THE EXERCISE: Your job is to return the lines between the line holding "Give me the HTML source for this page." and the line holding "const Y2=v=>T2+(2330-v)/(2330+8330)*(B2-T2);", inclusive, exactly and with no pictures.

MATERIAL TO PROCESS:
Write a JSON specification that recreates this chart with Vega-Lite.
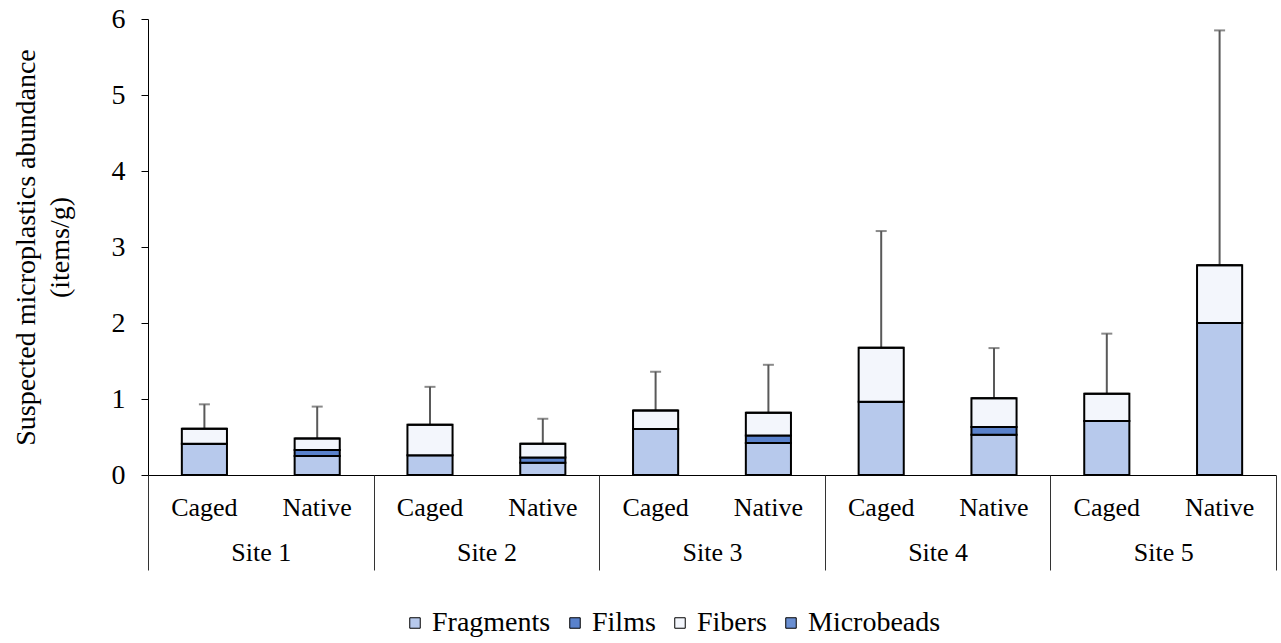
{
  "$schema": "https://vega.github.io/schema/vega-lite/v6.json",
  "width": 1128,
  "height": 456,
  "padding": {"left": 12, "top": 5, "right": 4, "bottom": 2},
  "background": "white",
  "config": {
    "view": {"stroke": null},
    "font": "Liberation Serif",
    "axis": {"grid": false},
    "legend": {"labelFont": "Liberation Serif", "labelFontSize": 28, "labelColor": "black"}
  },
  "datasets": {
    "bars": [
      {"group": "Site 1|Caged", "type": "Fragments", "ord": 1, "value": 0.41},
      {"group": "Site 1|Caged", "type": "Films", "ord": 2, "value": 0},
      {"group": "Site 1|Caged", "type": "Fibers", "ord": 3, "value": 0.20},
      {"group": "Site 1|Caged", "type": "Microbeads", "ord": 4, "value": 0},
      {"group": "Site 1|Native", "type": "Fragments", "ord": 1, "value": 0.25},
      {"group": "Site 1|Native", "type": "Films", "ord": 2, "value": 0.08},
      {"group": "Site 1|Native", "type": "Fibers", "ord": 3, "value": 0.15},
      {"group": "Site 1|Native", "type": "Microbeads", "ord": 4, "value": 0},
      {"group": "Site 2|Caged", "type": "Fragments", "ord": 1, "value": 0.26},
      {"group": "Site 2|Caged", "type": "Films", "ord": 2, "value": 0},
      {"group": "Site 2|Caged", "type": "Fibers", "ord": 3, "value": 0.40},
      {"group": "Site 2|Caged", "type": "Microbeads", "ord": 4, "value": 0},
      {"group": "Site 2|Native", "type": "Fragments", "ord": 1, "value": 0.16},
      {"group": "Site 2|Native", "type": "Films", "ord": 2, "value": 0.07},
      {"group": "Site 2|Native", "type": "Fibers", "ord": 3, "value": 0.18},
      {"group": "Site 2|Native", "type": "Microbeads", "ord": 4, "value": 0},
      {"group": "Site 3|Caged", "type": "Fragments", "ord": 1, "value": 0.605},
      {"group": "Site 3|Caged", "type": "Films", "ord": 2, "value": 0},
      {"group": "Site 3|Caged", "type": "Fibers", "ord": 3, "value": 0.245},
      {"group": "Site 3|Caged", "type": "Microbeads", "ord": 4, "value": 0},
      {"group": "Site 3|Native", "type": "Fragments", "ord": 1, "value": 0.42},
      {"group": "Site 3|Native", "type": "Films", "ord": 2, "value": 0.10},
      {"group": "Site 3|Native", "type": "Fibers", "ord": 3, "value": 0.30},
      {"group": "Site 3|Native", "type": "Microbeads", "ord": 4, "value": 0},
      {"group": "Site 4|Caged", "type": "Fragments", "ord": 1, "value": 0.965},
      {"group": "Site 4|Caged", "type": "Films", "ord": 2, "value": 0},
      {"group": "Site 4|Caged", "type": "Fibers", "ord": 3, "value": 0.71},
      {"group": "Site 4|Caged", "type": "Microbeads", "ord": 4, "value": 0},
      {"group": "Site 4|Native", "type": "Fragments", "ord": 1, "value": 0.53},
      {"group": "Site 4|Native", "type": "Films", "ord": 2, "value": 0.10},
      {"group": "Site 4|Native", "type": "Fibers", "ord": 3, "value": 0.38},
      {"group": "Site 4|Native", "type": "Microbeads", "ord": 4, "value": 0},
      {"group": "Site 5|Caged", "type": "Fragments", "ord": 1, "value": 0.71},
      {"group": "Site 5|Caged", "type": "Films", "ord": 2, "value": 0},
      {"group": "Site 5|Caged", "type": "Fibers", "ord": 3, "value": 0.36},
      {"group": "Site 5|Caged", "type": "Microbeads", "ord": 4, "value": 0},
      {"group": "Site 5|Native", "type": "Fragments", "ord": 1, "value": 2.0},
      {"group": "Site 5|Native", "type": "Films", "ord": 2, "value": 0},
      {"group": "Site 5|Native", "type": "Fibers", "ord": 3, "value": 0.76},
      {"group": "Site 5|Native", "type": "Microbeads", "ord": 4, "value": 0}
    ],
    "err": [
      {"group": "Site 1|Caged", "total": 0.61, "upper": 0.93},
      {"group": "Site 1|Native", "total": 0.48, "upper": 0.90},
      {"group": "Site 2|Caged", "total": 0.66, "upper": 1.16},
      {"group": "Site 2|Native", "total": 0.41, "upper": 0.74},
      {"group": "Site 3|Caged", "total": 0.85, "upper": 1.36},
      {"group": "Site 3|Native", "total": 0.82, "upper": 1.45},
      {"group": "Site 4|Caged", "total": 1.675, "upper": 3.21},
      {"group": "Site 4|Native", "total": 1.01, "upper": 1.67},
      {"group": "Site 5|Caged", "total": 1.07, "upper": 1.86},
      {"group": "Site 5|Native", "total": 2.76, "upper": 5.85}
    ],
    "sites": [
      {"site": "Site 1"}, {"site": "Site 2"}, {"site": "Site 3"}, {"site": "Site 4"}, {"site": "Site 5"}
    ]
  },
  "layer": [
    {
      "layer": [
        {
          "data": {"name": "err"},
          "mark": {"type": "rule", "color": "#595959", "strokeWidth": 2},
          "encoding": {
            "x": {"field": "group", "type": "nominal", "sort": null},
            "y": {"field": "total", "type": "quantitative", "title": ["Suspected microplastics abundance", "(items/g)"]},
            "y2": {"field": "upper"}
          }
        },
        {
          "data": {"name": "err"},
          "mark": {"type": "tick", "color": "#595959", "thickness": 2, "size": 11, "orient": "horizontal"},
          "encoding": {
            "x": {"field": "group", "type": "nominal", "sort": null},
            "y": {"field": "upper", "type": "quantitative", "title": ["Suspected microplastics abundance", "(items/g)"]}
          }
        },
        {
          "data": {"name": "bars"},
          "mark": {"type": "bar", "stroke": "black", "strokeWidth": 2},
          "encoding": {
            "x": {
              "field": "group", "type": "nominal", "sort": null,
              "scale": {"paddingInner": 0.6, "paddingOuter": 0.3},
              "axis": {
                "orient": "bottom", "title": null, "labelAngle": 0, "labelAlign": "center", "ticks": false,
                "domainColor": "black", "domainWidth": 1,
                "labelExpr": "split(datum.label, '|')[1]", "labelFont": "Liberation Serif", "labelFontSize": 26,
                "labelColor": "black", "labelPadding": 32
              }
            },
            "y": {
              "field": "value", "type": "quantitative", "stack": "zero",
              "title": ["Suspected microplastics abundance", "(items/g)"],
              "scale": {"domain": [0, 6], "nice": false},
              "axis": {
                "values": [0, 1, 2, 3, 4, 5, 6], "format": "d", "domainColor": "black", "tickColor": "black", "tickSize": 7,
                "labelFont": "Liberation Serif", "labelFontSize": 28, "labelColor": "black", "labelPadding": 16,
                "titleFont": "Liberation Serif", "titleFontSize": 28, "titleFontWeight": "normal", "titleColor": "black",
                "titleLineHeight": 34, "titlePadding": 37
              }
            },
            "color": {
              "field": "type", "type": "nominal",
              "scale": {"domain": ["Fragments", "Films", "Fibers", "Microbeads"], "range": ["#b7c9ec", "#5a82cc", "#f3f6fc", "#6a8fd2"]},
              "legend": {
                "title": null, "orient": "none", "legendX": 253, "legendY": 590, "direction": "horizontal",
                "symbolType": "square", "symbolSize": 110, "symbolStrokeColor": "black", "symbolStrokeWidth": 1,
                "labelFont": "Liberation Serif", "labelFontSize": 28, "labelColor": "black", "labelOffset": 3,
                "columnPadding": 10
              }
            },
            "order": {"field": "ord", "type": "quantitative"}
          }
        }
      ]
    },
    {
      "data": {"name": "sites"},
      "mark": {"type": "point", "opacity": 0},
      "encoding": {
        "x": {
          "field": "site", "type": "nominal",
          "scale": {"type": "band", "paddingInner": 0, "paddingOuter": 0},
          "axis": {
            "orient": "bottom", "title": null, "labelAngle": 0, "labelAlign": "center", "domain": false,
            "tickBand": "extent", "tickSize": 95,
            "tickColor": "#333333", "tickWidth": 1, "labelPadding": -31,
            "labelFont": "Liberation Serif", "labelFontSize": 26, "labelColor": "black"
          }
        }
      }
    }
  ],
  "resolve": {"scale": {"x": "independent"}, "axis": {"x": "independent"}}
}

--

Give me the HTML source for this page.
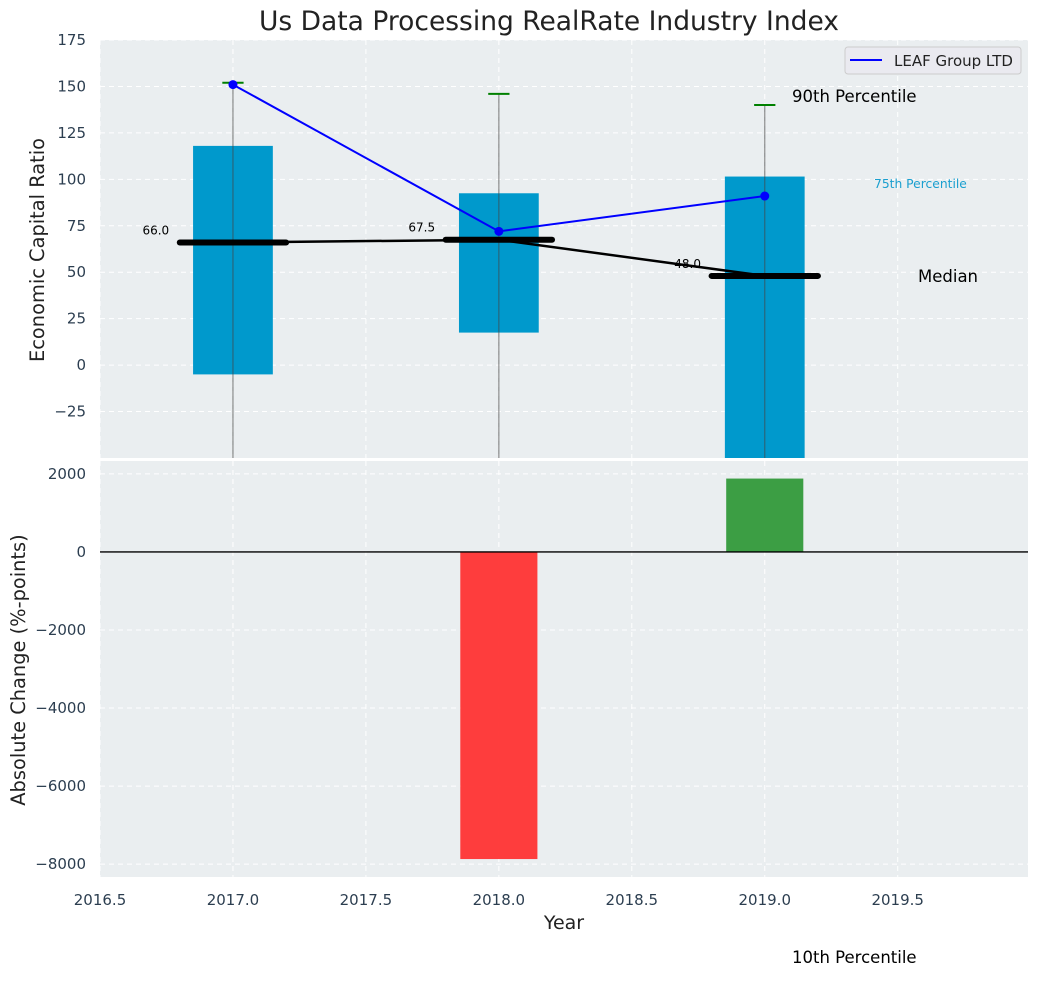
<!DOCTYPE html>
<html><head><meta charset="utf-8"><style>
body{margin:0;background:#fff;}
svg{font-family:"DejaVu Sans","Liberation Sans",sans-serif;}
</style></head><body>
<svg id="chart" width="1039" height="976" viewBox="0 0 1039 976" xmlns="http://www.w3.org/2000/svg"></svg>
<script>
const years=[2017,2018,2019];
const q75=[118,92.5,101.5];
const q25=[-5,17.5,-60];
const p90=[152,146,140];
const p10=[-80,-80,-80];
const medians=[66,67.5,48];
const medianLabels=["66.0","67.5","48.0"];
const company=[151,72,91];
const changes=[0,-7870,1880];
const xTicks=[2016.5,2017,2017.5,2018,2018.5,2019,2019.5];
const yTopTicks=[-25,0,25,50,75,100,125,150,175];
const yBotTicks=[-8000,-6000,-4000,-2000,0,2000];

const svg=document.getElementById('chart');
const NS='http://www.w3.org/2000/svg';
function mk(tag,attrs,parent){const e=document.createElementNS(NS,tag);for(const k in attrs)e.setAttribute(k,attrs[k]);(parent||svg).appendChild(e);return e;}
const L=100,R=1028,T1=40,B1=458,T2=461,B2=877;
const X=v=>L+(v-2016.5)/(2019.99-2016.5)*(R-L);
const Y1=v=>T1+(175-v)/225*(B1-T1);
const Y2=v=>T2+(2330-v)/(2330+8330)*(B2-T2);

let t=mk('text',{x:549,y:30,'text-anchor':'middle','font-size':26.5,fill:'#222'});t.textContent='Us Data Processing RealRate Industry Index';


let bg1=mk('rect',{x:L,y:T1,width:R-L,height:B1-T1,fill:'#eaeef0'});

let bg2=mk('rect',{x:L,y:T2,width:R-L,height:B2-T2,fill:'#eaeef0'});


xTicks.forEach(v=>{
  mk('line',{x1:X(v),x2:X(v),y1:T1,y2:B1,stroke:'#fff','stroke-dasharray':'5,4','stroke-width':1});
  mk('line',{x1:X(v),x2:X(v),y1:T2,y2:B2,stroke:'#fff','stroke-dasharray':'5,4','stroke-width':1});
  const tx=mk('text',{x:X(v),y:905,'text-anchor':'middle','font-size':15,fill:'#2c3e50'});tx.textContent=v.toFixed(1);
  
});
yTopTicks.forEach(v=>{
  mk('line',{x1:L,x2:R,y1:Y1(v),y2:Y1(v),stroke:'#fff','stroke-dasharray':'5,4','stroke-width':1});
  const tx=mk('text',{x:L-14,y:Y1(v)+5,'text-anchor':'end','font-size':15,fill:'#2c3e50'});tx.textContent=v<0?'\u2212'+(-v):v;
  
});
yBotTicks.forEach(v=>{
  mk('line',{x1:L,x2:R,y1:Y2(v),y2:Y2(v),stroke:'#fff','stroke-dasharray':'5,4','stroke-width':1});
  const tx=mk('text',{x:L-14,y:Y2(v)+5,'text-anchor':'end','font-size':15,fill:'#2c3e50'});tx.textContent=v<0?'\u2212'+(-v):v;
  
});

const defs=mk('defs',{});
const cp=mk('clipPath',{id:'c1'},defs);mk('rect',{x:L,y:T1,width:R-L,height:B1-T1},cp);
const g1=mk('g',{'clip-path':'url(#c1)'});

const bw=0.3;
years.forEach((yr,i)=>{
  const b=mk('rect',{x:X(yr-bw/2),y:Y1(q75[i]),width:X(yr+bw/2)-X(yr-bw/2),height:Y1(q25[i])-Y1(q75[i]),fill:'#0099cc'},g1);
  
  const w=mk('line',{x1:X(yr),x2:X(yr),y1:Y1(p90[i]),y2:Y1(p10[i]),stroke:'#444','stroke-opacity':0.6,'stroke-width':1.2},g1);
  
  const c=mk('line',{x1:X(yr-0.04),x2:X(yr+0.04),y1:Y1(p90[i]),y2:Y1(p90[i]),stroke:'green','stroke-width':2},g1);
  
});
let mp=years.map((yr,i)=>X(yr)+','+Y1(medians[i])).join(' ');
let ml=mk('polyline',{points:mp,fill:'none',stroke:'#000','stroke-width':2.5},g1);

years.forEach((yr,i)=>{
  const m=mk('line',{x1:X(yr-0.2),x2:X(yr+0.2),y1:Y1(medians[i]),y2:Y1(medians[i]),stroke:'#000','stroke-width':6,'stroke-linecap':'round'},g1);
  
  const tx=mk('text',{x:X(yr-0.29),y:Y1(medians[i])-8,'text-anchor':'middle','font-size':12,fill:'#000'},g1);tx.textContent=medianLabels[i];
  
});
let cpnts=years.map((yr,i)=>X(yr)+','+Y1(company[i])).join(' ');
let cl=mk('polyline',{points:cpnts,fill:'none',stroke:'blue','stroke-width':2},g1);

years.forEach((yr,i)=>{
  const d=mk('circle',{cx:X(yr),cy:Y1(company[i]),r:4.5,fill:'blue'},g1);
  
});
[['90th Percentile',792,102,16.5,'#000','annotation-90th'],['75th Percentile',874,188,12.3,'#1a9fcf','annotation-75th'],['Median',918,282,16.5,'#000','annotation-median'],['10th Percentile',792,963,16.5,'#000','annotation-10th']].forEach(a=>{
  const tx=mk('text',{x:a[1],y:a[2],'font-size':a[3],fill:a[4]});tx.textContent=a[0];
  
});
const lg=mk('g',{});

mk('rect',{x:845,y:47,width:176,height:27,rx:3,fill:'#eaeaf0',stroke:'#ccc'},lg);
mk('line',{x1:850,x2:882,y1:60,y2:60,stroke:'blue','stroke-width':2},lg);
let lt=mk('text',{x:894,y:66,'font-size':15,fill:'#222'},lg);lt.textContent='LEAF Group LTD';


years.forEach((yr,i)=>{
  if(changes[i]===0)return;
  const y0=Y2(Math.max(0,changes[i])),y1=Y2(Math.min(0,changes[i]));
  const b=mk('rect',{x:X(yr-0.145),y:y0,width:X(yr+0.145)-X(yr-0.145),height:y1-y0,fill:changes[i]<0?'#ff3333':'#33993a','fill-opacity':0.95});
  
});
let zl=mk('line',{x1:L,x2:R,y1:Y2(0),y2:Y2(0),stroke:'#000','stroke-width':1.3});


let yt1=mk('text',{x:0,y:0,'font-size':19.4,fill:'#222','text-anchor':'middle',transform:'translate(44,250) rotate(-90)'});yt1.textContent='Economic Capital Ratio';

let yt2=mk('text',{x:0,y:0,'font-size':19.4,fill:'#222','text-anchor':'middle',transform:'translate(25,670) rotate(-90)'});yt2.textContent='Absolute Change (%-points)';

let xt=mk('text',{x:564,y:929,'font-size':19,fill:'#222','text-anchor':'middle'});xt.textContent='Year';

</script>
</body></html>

EXERCISE RESULT:
Give me the HTML source for this page.
<!DOCTYPE html>
<html><head><meta charset="utf-8"><style>
body{margin:0;background:#fff;}
svg{font-family:"DejaVu Sans","Liberation Sans",sans-serif;}
</style></head><body>
<svg id="chart" width="1039" height="976" viewBox="0 0 1039 976" xmlns="http://www.w3.org/2000/svg"></svg>
<script>
const years=[2017,2018,2019];
const q75=[118,92.5,101.5];
const q25=[-5,17.5,-60];
const p90=[152,146,140];
const p10=[-80,-80,-80];
const medians=[66,67.5,48];
const medianLabels=["66.0","67.5","48.0"];
const company=[151,72,91];
const changes=[0,-7870,1880];
const xTicks=[2016.5,2017,2017.5,2018,2018.5,2019,2019.5];
const yTopTicks=[-25,0,25,50,75,100,125,150,175];
const yBotTicks=[-8000,-6000,-4000,-2000,0,2000];

const svg=document.getElementById('chart');
const NS='http://www.w3.org/2000/svg';
function mk(tag,attrs,parent){const e=document.createElementNS(NS,tag);for(const k in attrs)e.setAttribute(k,attrs[k]);(parent||svg).appendChild(e);return e;}
const L=100,R=1028,T1=40,B1=458,T2=461,B2=877;
const X=v=>L+(v-2016.5)/(2019.99-2016.5)*(R-L);
const Y1=v=>T1+(175-v)/225*(B1-T1);
const Y2=v=>T2+(2330-v)/(2330+8330)*(B2-T2);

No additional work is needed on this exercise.